Dans un pays roulé-compressé par les invasions qui s’achèvent, Barmak Akram filme là un pur manifeste de l’après-guerre. Si le film peine à séduire, banalisant ses personnages en s’en écartant trop, il vaut néanmoins pour le témoignage qu’il nous livre d’un territoire trop médiatisé pour être vrai.
Khaled, chauffeur de taxi, découvre sur sa banquette arrière un nourrisson abandonné par une femme à burqa, corps masqué, cliente fantôme qui s’en est allée aussitôt déposée. Il croit qu’elle l’a oublié, qu’elle n’a pas fait exprès. Mais tous ses proches martèlent : quel genre de mère laisserait traîner son fils dans un taxi par étourderie ? Commence alors le chaos, l’agitation, la quête tout en sueurs et angoisses d’un tuteur pour l’enfant. L’abandonner, le garder, le confier, le donner, le reprendre, le restituer, que faire, soupirer, et se poser ces questions jusqu’à l’espéré coup du sort.
Sur le papier, L’Enfant de Kaboul a tout pour éblouir. À l’écriture, un Jean-Claude Carrière doublé d’un Atiq Rahimi (récent prix Goncourt) et à la caméra, un artiste multi-diplômé (Femis, Beaux-arts, Arts déco) déjà exposé à Beaubourg. Et le fébrile mais (re)naissant cinéma afghan justifie à lui seul que toute sortie nouvelle soit considérée comme un petit évènement, digne d’échos du moins. Seulement voilà, L’Enfant de Kaboul vaut essentiellement pour ce qu’il dit de l’Afghanistan, de ce pays en reconstruction plus que pour sa proposition de cinéma. C’est bien cette tournure documentaire qui accroche. Et il est frappant de constater combien ce film est proche d’une œuvre, très belle, sortie deux semaines plus tôt en France, À travers la poussière de Shawkat Amin Korki : récit d’un enfant oublié, laissé à l’abandon, perdu dans les rues d’un autre pays marqué par la guerre (l’Irak) et qu’on essaie de rendre à ses racines, à ses parents, ses pères. Si L’Enfant de Kaboul peine à séduire, il vaut au moins pour ce même témoignage, important, d’apatride.

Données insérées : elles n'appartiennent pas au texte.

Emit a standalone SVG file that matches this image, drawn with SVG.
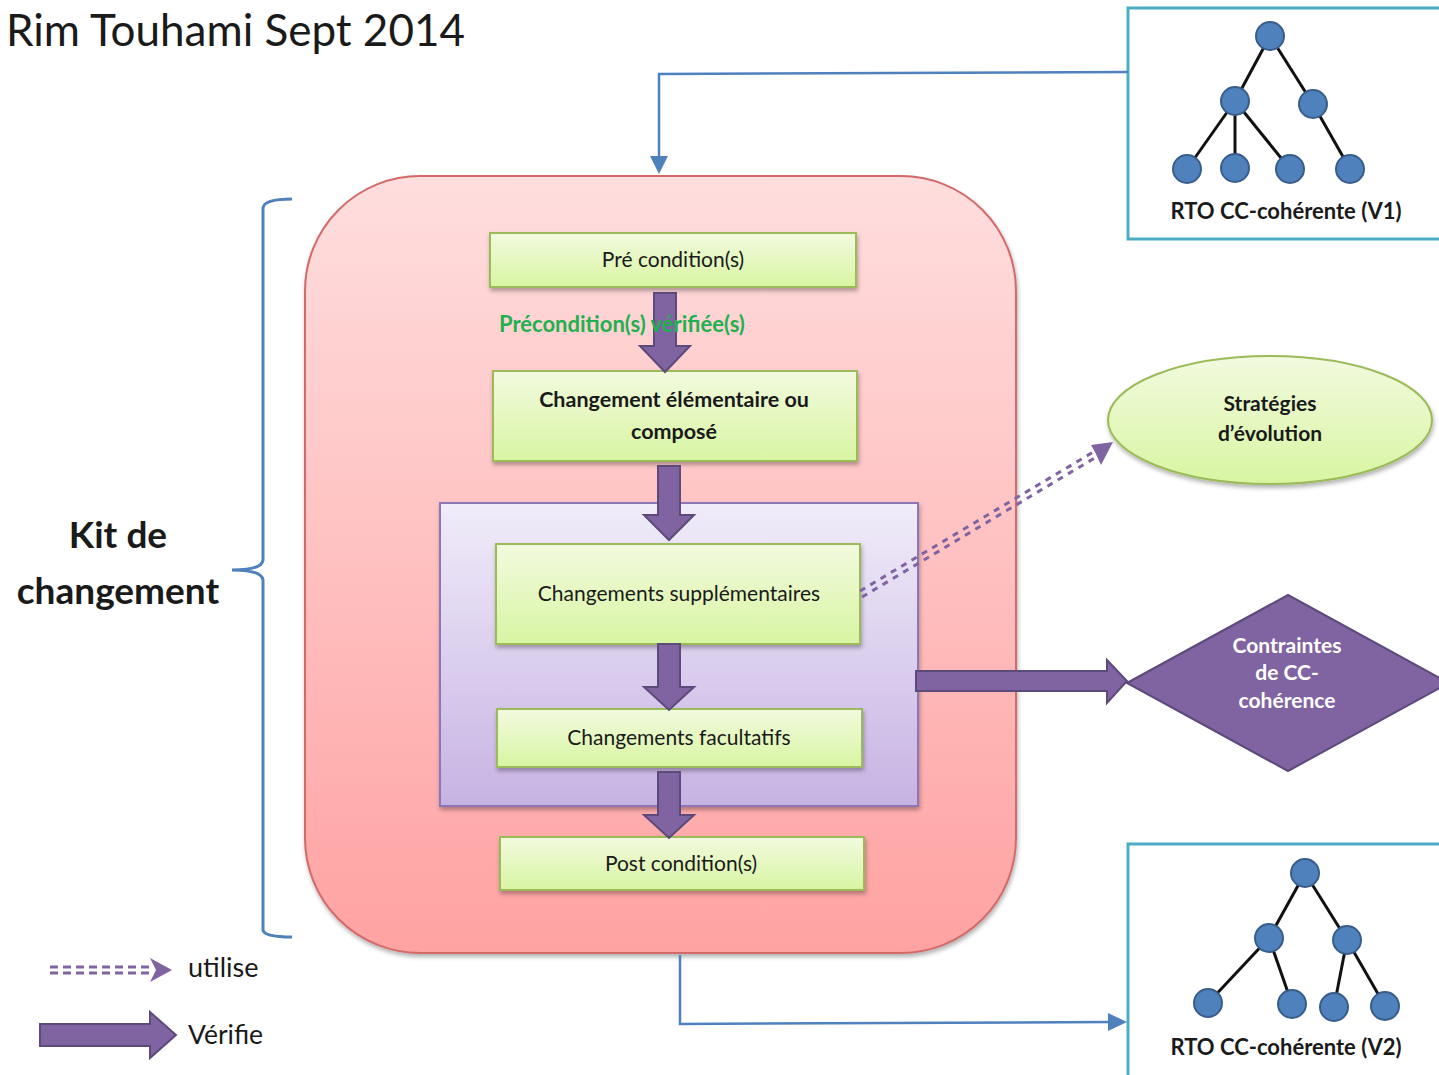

Deux regards sur deux pays différents envahis par les mêmes armées nous parviennent sous cette forme : un enfant (un fils) ne parvenant plus à faire le lien avec ses pères oublieux. Et nous d’y voir un manifeste de l’après-guerre. Les invasions rompant le fil qui reliait les générations entre elles et tronçonnant une branche de l’arbre généalogique. Le peuple laissé aujourd’hui à la vie n’est plus que ruines familiales, patriarcales. Où le père ne parvient pas à avoir de fils. Où le fils ne parvient pas à avoir de père. La guerre aura tout brouillé du cycle de la vie, laissant dans l’amas les familles, le décor et l’avenir.
Si le film fait défaut, c’est peut-être dans la dépersonnalisation de ses personnages. Comme l’anonyme enfant, les héros, ce père, sa femme, son beau-père, leurs quatre filles, sont pleins d’états mais sans âme véritable. Si le constat d’ensemble du film vaut comme vérité générale, on a le sentiment que les personnages, dans leur flou, leur absence de singularité, n’existent jamais vraiment au-delà de leur être-concept. Dans un film désireux de vérité sociologique, Khaled et sa femme se perdent de vue et ne sont plus qu’échantillons pour des statistiques de grand écran. Comme si le réalisateur, dans sa généreuse quête de dire, avait trop reculé.